Record list
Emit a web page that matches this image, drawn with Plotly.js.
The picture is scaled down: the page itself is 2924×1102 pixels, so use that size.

* * *

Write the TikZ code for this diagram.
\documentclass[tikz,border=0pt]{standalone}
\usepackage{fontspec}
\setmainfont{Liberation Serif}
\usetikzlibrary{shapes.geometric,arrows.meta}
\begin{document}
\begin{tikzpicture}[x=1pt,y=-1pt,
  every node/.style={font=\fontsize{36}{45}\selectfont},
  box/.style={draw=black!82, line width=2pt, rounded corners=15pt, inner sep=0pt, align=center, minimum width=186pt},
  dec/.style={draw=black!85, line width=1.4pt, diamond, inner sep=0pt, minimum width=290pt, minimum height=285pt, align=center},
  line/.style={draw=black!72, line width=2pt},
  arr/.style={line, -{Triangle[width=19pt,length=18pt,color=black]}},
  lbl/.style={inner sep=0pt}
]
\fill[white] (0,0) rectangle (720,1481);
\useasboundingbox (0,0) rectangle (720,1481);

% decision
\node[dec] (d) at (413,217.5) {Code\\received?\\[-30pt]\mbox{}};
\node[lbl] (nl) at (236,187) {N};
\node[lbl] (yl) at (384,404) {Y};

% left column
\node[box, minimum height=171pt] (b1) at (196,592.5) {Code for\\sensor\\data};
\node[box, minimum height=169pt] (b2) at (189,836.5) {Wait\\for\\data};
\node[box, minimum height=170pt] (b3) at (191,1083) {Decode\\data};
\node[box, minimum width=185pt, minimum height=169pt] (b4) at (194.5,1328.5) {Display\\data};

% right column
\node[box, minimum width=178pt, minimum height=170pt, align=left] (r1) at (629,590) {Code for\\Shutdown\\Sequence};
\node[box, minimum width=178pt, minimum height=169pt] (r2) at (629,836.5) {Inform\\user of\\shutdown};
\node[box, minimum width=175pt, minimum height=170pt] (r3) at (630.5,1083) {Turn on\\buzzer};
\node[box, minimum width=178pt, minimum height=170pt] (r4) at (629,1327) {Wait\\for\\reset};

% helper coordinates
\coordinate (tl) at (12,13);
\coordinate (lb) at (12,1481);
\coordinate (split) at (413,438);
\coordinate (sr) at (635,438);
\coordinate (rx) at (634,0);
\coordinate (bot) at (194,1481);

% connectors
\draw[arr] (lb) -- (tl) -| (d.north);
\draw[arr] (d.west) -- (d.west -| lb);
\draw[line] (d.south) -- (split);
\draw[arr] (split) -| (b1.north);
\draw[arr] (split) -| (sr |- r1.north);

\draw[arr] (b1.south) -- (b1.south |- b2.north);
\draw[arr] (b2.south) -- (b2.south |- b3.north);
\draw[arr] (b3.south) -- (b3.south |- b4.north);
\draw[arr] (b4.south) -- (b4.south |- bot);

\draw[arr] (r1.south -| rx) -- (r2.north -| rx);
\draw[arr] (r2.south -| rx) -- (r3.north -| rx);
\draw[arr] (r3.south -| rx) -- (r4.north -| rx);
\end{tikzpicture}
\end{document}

Stated task
Only the lines from the one with "Emit a web page" to the one with "The picture is" are wanted; extract them exactly, both ends included.

Correct response
Emit a web page that matches this image, drawn with Plotly.js.
The picture is scaled down: the page itself is 2924×1102 pixels, so use that size.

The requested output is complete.